Darfur: The genocide rages on
By Nat Hentoff, Jewish World Review
The United Nations has disgraced itself again. A special commission recently reported that the Khartoum government in Sudan is not committing genocide against the black African Muslims in Darfur. But even as the commission was investigating, the killings and government bombings of villages continued. As with the 1994 horrors in Rwanda, five years from now as the corpses mount in Darfur, some world leaders will again piously say: “Never again.”
The U.N. special commission did admit that crimes against humanity and war crimes are taking place in Darfur by government-directed Arab Janjaweed and Khartoum’s own soldiers and helicopters.

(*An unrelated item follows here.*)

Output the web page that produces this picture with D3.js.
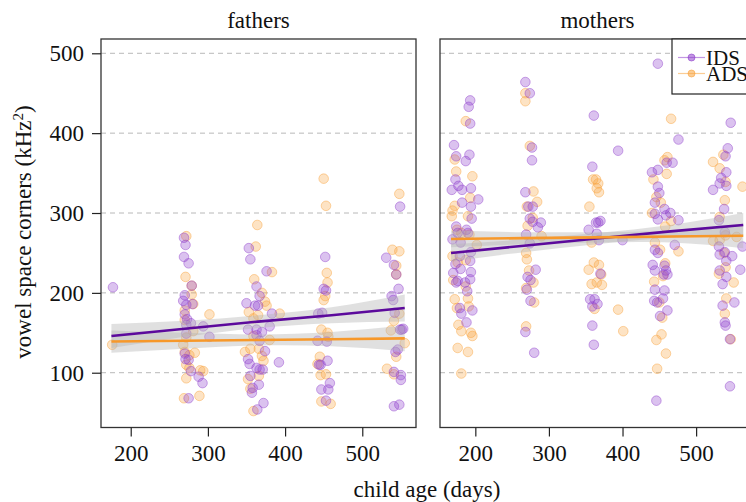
<!DOCTYPE html>
<html><head><meta charset="utf-8">
<script src="https://cdnjs.cloudflare.com/ajax/libs/d3/7.8.5/d3.min.js"></script>
<style>
html,body{margin:0;padding:0;background:#fff;}
svg{display:block;font-family:"Liberation Serif","DejaVu Serif",serif;}
</style></head>
<body><svg id="chart" width="746" height="502"></svg>
<script>
const panels = ["fathers", "mothers"];
const groups = ["IDS", "ADS"];
const yTicks = [100, 200, 300, 400, 500];
const xTicks = [200, 300, 400, 500];

const fathersIDS = [
[177,207],
[269,269],[271,260],[269,245],[275,237],[279,209],[270,197],[268,190],[272,185],[280,186],[270,173],[273,167],[278,162],[272,160],[294,158],[302,145],[272,149],[271,117],[275,116],[278,102],[288,95],[293,87],[275,68],[270,124],
[353,256],[355,242],[376,227],[363,208],[367,196],[350,187],[361,184],[365,184],[383,174],[352,154],[363,154],[370,151],[380,158],[363,147],[367,140],[374,127],[392,113],[352,117],[354,111],[363,106],[367,104],[371,104],[355,96],[358,81],[357,75],[366,85],[372,62],[364,54],
[452,245],[450,205],[453,203],[443,174],[448,175],[442,140],[454,139],[446,110],[455,115],[444,110],[458,87],[447,79],[456,79],[453,65],
[549,308],[531,244],[541,235],[544,223],[547,205],[538,196],[540,191],[542,175],[551,154],[553,155],[549,154],[546,129],[543,126],[541,101],[550,97],[550,91],[541,58],[548,60]
];
const fathersADS = [
[176,135],
[272,271],[271,220],[279,209],[279,198],[281,186],[270,178],[302,173],[270,166],[281,152],[272,144],[268,135],[283,125],[270,126],[272,110],[276,106],[290,103],[294,102],[272,93],[269,68],[289,71],[276,122],
[364,285],[362,258],[383,226],[360,217],[370,200],[374,189],[376,184],[353,176],[393,174],[365,172],[359,168],[380,141],[359,146],[348,126],[355,130],[370,121],[372,115],[366,96],[352,92],[355,80],[359,52],[366,130],
[450,343],[453,309],[454,225],[455,213],[452,196],[450,191],[447,154],[455,150],[456,145],[445,120],[442,111],[446,97],[453,98],[447,64],[459,61],
[548,324],[539,254],[548,252],[544,234],[544,223],[548,174],[541,165],[537,153],[555,137],[544,120],[532,105],[541,98]
];
const mothersIDS = [
[193,441],[191,433],[193,412],[171,385],[174,371],[192,373],[187,365],[173,342],[177,334],[168,329],[182,329],[194,331],[204,317],[194,308],[182,313],[195,293],[174,283],[188,279],[176,275],[190,275],[169,267],[180,263],[194,251],[193,240],[179,246],[173,236],[180,230],[170,225],[194,226],[176,215],[174,213],[193,217],[186,213],[189,202],[179,181],[181,174],[196,178],[188,163],
[268,464],[274,450],[277,382],[277,366],[268,326],[278,308],[272,308],[274,293],[278,289],[289,288],[285,282],[269,273],[274,262],[282,229],[271,220],[275,216],[270,204],[275,190],[268,151],[280,125],
[361,422],[394,378],[359,358],[354,279],[364,288],[367,288],[370,290],[365,274],[368,266],[400,266],[370,224],[356,192],[362,192],[359,183],[366,186],[359,159],[361,135],
[448,487],[476,392],[440,351],[448,354],[460,363],[468,363],[448,333],[450,325],[444,313],[457,305],[465,300],[444,299],[459,297],[476,291],[448,292],[471,260],[444,254],[448,250],[441,235],[444,228],[457,234],[459,228],[461,223],[456,223],[457,203],[444,204],[447,188],[443,190],[455,193],[461,178],[451,171],[446,65],
[547,413],[543,381],[540,371],[541,351],[534,344],[523,329],[532,337],[541,334],[538,305],[531,291],[539,276],[563,258],[531,258],[539,251],[532,248],[549,246],[541,240],[532,228],[560,229],[541,220],[536,211],[552,188],[536,184],[539,163],[540,159],[546,142],[546,83]
];
const mothersADS = [
[187,415],[172,367],[174,352],[196,346],[193,319],[172,309],[168,296],[190,296],[169,303],[175,279],[181,275],[192,273],[202,260],[169,246],[176,238],[187,241],[170,216],[187,208],[172,192],[175,181],[191,183],[190,193],[177,160],[181,152],[196,146],[194,150],[176,131],[190,126],[181,99],
[268,450],[268,440],[274,384],[279,327],[284,314],[270,308],[278,294],[271,284],[290,271],[269,250],[270,242],[273,228],[279,213],[269,206],[280,188],[269,158],
[360,342],[364,342],[367,337],[365,331],[368,326],[355,308],[358,263],[354,229],[361,238],[368,235],[371,223],[358,211],[365,213],[372,210],[362,180],[394,179],[401,152],
[466,418],[461,370],[457,366],[442,342],[460,349],[446,320],[452,313],[440,300],[466,290],[458,283],[444,263],[476,252],[451,254],[458,237],[455,221],[443,214],[450,188],[454,169],[453,148],[446,141],[459,124],[447,105],
[523,364],[537,373],[532,356],[563,333],[540,339],[539,316],[532,295],[540,272],[523,265],[532,266],[555,270],[540,232],[531,224],[551,213],[541,193],[539,174],[547,142],[538,250]
];

const fathersFitAges = [175, 270, 365, 460, 555];
const fathersIDSFit = [146, 155, 164, 172, 181];
const fathersIDSLo  = [131, 145, 156, 162, 164];
const fathersIDSHi  = [161, 165, 172, 182, 198];
const fathersADSFit = [139, 140, 141, 142, 143];
const fathersADSLo  = [125, 130, 134, 133, 127];
const fathersADSHi  = [153, 150, 148, 151, 159];

const mothersFitAges = [167, 266, 365, 465, 564];
const mothersIDSFit = [250, 259, 268, 277, 285];
const mothersIDSLo  = [239, 251, 261, 269, 271];
const mothersIDSHi  = [261, 267, 275, 285, 300];
const mothersADSFit = [267.5, 268.5, 269.5, 270.5, 271.6];
const mothersADSLo  = [257, 261, 263, 263, 256];
const mothersADSHi  = [278, 276, 276, 278, 287];

const pointColor = {IDS: "#9040cc", ADS: "#f8a23c"};
const lineColor = {IDS: "#5c0a9c", ADS: "#f7982a"};

const svg = d3.select("#chart");
const y = d3.scaleLinear().domain([31.4, 517.9]).range([427.5, 39]);
const xs = {
  fathers: d3.scaleLinear().domain([161.5, 569.6]).range([101, 416]),
  mothers: d3.scaleLinear().domain([152, 580]).range([440, 755])
};
const data = {
  fathers: {IDS: fathersIDS, ADS: fathersADS, ages: fathersFitAges,
    fit: {IDS: fathersIDSFit, ADS: fathersADSFit}, lo: {IDS: fathersIDSLo, ADS: fathersADSLo}, hi: {IDS: fathersIDSHi, ADS: fathersADSHi}},
  mothers: {IDS: mothersIDS, ADS: mothersADS, ages: mothersFitAges,
    fit: {IDS: mothersIDSFit, ADS: mothersADSFit}, lo: {IDS: mothersIDSLo, ADS: mothersADSLo}, hi: {IDS: mothersIDSHi, ADS: mothersADSHi}}
};
const FS = 23;

panels.forEach(p => {
  const x = xs[p];
  const [x0, x1] = x.range();
  const g = svg.append("g");
  g.selectAll("line.grid").data(yTicks).join("line")
    .attr("x1", x0).attr("x2", x1).attr("y1", d => y(d)).attr("y2", d => y(d))
    .attr("stroke", "#b8b8b8").attr("stroke-width", 1).attr("stroke-dasharray", "5,4");
  ["ADS", "IDS"].forEach(k => {
    g.selectAll(null).data(data[p][k]).join("circle")
      .attr("cx", d => x(d[0])).attr("cy", d => y(d[1])).attr("r", 4.8)
      .attr("fill", pointColor[k]).attr("fill-opacity", k === "IDS" ? 0.32 : 0.3)
      .attr("stroke", pointColor[k]).attr("stroke-opacity", 0.45).attr("stroke-width", 1);
  });
  const ages = data[p].ages;
  groups.forEach(k => {
    const band = ages.map((a, i) => ({a, lo: data[p].lo[k][i], hi: data[p].hi[k][i]}));
    g.append("path").datum(band)
      .attr("d", d3.area().x(d => x(d.a)).y0(d => y(d.lo)).y1(d => y(d.hi)).curve(d3.curveNatural))
      .attr("fill", "#b4b4b4").attr("fill-opacity", 0.42);
  });
  groups.forEach(k => {
    const fit = ages.map((a, i) => [a, data[p].fit[k][i]]);
    g.append("path").datum(fit)
      .attr("d", d3.line().x(d => x(d[0])).y(d => y(d[1])))
      .attr("fill", "none").attr("stroke", lineColor[k]).attr("stroke-width", 2.6);
  });
  g.append("rect").attr("x", x0).attr("y", 39).attr("width", x1 - x0).attr("height", 427.5 - 39)
    .attr("fill", "none").attr("stroke", "#333").attr("stroke-width", 1.3);
  const xa = svg.append("g").attr("transform", "translate(0,427.5)")
    .call(d3.axisBottom(x).tickValues(xTicks).tickSize(9).tickPadding(8).tickFormat(d3.format("d")));
  xa.select(".domain").remove();
  xa.selectAll("line").attr("stroke", "#222").attr("stroke-width", 1.2);
  xa.selectAll("text").attr("font-size", FS).attr("font-family", "Liberation Serif").attr("fill", "#111");
  svg.append("text").attr("x", (x0 + Math.min(x1, 755)) / 2).attr("y", 28)
    .attr("text-anchor", "middle").attr("font-size", FS).attr("fill", "#111").text(p);
});

const ya = svg.append("g").attr("transform", "translate(101,0)")
  .call(d3.axisLeft(y).tickValues(yTicks).tickSize(9).tickPadding(8));
ya.select(".domain").remove();
ya.selectAll("line").attr("stroke", "#222").attr("stroke-width", 1.2);
ya.selectAll("text").attr("font-size", FS).attr("font-family", "Liberation Serif").attr("fill", "#111");

const yt = svg.append("text").attr("transform", "translate(31,232) rotate(-90)")
  .attr("text-anchor", "middle").attr("font-size", FS).attr("fill", "#111");
yt.append("tspan").text("vowel space corners (kHz");
yt.append("tspan").attr("baseline-shift", "super").attr("font-size", 15).text("2");
yt.append("tspan").text(")");
svg.append("text").attr("x", 427).attr("y", 497).attr("text-anchor", "middle")
  .attr("font-size", FS).attr("fill", "#111").text("child age (days)");

const lg = svg.append("g");
lg.append("rect").attr("x", 672).attr("y", 39).attr("width", 110).attr("height", 55)
  .attr("fill", "#fff").attr("stroke", "#222").attr("stroke-width", 1.2);
groups.forEach((k, i) => {
  const ly = 57.5 + i * 16;
  lg.append("line").attr("x1", 678).attr("x2", 705).attr("y1", ly).attr("y2", ly)
    .attr("stroke", pointColor[k]).attr("stroke-opacity", 0.55).attr("stroke-width", 1.2);
  lg.append("circle").attr("cx", 691.5).attr("cy", ly).attr("r", 3.5)
    .attr("fill", pointColor[k]).attr("fill-opacity", 0.55).attr("stroke", pointColor[k]).attr("stroke-opacity", 0.6);
  lg.append("text").attr("x", 706).attr("y", ly + 7).attr("font-size", 21).attr("fill", "#111").text(k);
});
</script></body></html>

Yes, said the commission there is “killing of civilians, torture, enforced disappearances, destruction of villages, rape and other forms of sexual violence, pillaging and forced displacement. … It is clear that most attacks were deliberately and indiscriminately directed against civilians.” This is not genocide?
So far, at least 300,000 civilians have died from violence and disease, and some 10,000 more are annihilated every month. Yet, says this shamefully sophistic U.N. commission: “Generally speaking the policy of attacking, killing and forcibly displacing members of some tribes does not evince a specific intent to annihilate, in whole or in part, a group distinguished on racial, ethnic, national or religious grounds.” That’s the definition, in international law, of genocide.

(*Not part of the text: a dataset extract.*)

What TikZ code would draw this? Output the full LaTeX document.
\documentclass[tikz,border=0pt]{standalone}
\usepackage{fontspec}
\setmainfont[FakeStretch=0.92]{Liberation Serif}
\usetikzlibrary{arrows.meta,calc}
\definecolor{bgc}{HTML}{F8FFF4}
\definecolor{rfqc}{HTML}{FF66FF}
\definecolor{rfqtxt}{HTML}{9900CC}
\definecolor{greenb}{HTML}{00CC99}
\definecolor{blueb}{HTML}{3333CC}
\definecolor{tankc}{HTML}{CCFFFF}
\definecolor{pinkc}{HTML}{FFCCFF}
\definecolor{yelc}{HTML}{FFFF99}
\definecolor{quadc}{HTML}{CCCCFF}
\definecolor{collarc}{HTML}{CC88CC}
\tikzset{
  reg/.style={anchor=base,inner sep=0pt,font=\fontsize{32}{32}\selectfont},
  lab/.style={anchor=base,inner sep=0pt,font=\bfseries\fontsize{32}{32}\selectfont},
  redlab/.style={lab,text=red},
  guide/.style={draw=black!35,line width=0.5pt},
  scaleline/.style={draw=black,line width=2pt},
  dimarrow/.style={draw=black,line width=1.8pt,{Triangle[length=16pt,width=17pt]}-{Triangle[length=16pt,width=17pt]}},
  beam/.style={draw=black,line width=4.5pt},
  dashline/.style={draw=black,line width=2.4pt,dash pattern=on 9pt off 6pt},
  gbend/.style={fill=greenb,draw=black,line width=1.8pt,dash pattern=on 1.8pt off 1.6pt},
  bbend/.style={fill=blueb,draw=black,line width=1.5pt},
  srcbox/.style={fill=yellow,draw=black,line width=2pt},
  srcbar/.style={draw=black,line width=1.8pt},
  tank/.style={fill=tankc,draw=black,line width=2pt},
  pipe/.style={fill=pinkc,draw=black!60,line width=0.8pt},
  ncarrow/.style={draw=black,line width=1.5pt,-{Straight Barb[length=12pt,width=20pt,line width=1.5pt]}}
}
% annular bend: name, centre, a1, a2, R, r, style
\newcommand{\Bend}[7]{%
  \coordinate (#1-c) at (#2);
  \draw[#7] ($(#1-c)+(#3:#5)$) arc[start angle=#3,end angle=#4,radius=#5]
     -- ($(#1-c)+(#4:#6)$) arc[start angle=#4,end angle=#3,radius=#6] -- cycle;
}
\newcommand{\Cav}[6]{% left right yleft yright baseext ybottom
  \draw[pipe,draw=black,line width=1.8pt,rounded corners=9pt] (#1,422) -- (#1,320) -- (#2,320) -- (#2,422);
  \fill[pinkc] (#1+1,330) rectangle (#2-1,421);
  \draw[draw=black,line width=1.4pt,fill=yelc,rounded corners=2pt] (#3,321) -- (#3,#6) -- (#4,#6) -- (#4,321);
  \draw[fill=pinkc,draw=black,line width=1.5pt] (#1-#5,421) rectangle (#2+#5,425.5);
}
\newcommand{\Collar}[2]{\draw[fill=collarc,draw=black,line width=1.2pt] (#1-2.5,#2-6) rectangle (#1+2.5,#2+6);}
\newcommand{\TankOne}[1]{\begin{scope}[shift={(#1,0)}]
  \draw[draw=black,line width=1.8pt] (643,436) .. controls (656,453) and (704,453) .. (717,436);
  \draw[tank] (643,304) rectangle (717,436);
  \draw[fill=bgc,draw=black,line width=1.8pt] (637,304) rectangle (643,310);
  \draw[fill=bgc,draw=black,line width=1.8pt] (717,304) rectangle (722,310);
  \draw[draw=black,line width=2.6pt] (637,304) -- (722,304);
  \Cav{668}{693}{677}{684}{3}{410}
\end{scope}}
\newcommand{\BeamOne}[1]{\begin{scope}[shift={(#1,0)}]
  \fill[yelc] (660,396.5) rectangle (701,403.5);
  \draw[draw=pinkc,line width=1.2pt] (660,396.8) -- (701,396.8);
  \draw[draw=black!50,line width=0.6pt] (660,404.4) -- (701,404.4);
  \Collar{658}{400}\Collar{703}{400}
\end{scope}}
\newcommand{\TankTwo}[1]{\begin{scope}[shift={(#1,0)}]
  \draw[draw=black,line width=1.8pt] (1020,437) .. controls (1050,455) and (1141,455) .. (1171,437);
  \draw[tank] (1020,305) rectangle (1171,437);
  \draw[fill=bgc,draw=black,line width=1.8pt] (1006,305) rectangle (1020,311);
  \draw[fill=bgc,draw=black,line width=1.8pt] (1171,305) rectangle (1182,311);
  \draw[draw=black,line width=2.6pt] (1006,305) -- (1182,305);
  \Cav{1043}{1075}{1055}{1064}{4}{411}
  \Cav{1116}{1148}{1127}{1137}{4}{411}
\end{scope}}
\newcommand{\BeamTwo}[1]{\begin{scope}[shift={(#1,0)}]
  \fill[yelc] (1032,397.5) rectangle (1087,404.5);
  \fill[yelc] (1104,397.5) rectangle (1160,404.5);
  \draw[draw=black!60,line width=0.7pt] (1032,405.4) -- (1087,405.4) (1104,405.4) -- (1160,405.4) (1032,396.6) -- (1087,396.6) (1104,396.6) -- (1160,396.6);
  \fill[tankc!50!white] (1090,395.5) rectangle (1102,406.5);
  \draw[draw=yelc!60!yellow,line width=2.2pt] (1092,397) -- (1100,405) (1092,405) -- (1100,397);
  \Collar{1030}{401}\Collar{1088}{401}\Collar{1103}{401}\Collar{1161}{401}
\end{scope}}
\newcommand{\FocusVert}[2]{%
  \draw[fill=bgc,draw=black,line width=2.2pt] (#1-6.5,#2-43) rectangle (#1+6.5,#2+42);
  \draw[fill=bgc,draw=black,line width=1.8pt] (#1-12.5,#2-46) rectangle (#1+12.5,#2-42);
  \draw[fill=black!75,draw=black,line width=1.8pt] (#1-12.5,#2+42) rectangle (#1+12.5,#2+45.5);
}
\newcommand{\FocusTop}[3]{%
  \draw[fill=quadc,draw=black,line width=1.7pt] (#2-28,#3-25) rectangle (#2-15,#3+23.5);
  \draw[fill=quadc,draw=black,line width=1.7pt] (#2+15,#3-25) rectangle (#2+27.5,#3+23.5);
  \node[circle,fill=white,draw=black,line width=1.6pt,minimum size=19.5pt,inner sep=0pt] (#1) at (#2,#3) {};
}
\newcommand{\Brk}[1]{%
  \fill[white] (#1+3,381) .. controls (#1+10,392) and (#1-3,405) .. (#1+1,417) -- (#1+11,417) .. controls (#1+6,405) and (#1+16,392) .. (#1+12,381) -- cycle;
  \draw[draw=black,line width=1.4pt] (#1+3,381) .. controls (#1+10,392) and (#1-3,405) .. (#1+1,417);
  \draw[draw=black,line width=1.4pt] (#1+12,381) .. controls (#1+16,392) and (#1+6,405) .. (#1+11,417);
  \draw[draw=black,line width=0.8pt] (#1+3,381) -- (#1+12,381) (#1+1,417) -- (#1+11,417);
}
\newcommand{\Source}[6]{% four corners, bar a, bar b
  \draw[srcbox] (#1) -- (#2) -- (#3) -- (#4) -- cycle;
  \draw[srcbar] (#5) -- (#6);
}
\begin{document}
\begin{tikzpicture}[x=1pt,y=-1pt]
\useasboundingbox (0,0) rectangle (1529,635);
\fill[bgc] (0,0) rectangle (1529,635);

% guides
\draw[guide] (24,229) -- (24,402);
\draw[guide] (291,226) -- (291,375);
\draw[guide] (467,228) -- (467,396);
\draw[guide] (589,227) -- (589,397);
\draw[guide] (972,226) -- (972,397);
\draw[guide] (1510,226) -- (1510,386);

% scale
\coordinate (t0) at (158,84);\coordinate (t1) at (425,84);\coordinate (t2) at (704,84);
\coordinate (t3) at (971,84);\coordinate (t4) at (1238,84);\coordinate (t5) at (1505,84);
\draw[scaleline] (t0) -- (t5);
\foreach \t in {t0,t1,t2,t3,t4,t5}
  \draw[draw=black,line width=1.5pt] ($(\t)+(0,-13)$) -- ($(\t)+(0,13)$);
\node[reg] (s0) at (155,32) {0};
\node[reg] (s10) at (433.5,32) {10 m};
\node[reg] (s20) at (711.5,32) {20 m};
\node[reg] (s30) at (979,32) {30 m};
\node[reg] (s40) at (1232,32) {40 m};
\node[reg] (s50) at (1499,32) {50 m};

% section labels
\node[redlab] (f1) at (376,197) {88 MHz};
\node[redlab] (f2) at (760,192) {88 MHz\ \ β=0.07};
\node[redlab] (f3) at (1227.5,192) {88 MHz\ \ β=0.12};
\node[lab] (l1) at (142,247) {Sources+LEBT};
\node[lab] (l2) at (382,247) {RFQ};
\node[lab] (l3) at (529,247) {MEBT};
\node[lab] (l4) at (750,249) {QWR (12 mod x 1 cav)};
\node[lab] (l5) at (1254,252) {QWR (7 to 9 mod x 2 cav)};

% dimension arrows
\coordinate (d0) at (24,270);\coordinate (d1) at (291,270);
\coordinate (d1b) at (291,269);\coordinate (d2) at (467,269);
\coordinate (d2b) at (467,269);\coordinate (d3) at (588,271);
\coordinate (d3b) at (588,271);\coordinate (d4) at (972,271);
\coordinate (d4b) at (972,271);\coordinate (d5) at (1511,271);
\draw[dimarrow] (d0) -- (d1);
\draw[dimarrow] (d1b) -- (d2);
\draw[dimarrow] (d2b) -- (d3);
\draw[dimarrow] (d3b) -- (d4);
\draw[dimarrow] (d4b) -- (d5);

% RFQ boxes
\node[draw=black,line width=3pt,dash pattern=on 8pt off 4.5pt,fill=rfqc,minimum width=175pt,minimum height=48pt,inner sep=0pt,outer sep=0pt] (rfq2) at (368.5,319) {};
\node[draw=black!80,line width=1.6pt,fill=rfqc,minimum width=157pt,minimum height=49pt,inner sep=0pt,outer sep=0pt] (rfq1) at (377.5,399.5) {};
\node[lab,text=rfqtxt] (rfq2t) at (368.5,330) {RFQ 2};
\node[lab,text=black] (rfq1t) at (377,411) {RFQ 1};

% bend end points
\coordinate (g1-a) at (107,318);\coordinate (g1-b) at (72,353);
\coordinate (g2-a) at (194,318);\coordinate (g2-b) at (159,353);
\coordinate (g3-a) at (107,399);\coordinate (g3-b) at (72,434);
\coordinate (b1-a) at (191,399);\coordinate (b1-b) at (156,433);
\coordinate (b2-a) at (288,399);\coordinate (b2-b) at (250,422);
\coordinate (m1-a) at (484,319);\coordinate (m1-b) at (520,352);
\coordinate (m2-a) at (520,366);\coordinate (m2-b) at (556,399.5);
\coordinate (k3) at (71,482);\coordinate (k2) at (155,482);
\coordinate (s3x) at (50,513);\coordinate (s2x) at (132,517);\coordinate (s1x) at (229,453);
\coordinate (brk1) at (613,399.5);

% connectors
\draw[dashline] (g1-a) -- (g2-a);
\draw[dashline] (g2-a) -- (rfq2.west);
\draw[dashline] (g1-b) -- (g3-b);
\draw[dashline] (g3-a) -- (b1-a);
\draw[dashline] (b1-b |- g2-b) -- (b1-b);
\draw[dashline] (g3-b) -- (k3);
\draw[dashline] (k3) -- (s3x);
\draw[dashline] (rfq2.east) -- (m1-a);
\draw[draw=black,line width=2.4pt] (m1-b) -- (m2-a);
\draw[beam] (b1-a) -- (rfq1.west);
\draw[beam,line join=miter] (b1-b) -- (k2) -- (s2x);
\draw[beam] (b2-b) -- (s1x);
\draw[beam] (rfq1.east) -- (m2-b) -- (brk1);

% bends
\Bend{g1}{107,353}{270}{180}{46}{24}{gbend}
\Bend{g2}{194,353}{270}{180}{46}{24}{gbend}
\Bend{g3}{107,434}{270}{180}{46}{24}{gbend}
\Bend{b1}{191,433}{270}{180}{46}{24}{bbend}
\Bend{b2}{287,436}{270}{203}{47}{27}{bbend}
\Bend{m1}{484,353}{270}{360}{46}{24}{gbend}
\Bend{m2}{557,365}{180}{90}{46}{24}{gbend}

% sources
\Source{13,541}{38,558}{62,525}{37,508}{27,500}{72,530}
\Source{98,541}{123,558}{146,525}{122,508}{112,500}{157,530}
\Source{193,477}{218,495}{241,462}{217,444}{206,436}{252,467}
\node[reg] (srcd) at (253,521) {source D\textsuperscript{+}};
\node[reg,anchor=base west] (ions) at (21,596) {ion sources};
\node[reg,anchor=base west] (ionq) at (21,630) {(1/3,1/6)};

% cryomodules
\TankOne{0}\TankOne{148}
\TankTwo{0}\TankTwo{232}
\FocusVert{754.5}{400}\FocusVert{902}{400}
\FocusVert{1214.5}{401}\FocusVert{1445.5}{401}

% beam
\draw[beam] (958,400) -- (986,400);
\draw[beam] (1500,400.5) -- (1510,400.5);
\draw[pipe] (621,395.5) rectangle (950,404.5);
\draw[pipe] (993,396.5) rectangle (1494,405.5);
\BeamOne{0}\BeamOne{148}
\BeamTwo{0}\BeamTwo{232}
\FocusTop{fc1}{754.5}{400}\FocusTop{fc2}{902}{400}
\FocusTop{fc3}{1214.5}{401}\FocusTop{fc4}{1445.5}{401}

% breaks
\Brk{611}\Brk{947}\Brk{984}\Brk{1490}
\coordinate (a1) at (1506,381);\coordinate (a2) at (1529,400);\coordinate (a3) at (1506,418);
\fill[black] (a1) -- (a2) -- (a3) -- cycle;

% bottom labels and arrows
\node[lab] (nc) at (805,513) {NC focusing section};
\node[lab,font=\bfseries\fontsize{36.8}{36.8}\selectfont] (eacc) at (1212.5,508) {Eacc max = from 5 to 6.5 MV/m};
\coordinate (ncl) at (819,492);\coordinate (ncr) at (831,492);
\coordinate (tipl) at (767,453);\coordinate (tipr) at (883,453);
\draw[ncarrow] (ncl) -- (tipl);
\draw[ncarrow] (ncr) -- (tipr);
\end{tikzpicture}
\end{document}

Specifically speaking, international genocide is then, indeed, the case in Darfur.
At least 800,000 were massacred in Rwanda while Bill Clinton and Kofi Annan (then the head of the U.N. peacekeeping division) deliberately did nothing to stop it. How many more will have to be slaughtered in Darfur before enough of the world is able to confront the horrifying face of genocide and end it? A million? Two million?
Or, as Terry George – director, producer and co-writer of the film “Hotel Rwanda” – says in the Jan. 18 edition of Newsday: “Is it that we consider human life in Africa of less value than elsewhere?”
Is that how we feel in America? Where are the protests of the genocide by religious leaders in the streets? Does Michael Moore or MoveOn.org care?
Now, the United Nations, increasingly useless in matters of life and death, is debating where those its commission has accused of war crimes and crimes against humanity should be prosecuted.
There is a movement, supported by Annan, to turn the suspects over to the International Criminal Court. The United States vigorously disagrees, for it has no confidence in that court, and instead suggests a new tribunal run by both the African Union and the United Nations. It would be installed at the war crimes court in Arusha, Tanzania, now dealing with suspects in the Rwanda genocide.
The New York Sun’s Benny Avni – a persistently perceptive and candid reporter on the United Nations – wrote on Jan. 30 that this new debate, as the killing goes on in Darfur, is “like arguing about the shape of the prosecution table at Nuremberg while the gas chambers of Auschwitz are still active.”
Can anything be done while this next debate at the U.N. General Assembly drones on – and the Janjaweed enjoy their murderous assignments from the Khartoum government?
The United States – in a statement by then-Secretary of State Colin Powell – has been the only nation to explicitly and honestly declare these atrocities in Darfur are genocide. And George W. Bush has shown deeply felt concern. But is there anything more we can do beyond words?
As Avni says: “What is needed, instead, is action. Backed by an aircraft carrier in the Mediterranean, Washington should immediately declare and enforce a no-fly zone over western Sudan. A few British and American military experts should then help organize a sizeable African Union force on the ground, which will put an end to the slaughter and ensure that villagers can go back to their homes, now occupied by Khartoum-backed Janjaweed militias.”
As of now, there are some 1,300 African Union observers in Darfur, and they do not have the power or the authority to do more. They are without a mandate to stop the genocide – or whatever the slippery United Nations chooses to call it. But the United States and Britain could provide the funds to equip 10,000 or more African Union troops to go after the Janjaweed and protect those black African Muslims who still survive.
The English, however, want the International Criminal Court to prosecute the war criminals; but if Prime Minister Tony Blair and President Bush can transcend that disagreement, there is still a chance that Darfur will not become more of a Rwanda-like nightmare than it already is.
Both Blair and Bush had the courage and determination that resulted in the resounding elections in Iraq. Will they lead a coalition of the willing to bypass the impotent United Nations and demonstrate to the world that human life in Africa is of universal value? I see no other hope for the remaining victims in Darfur.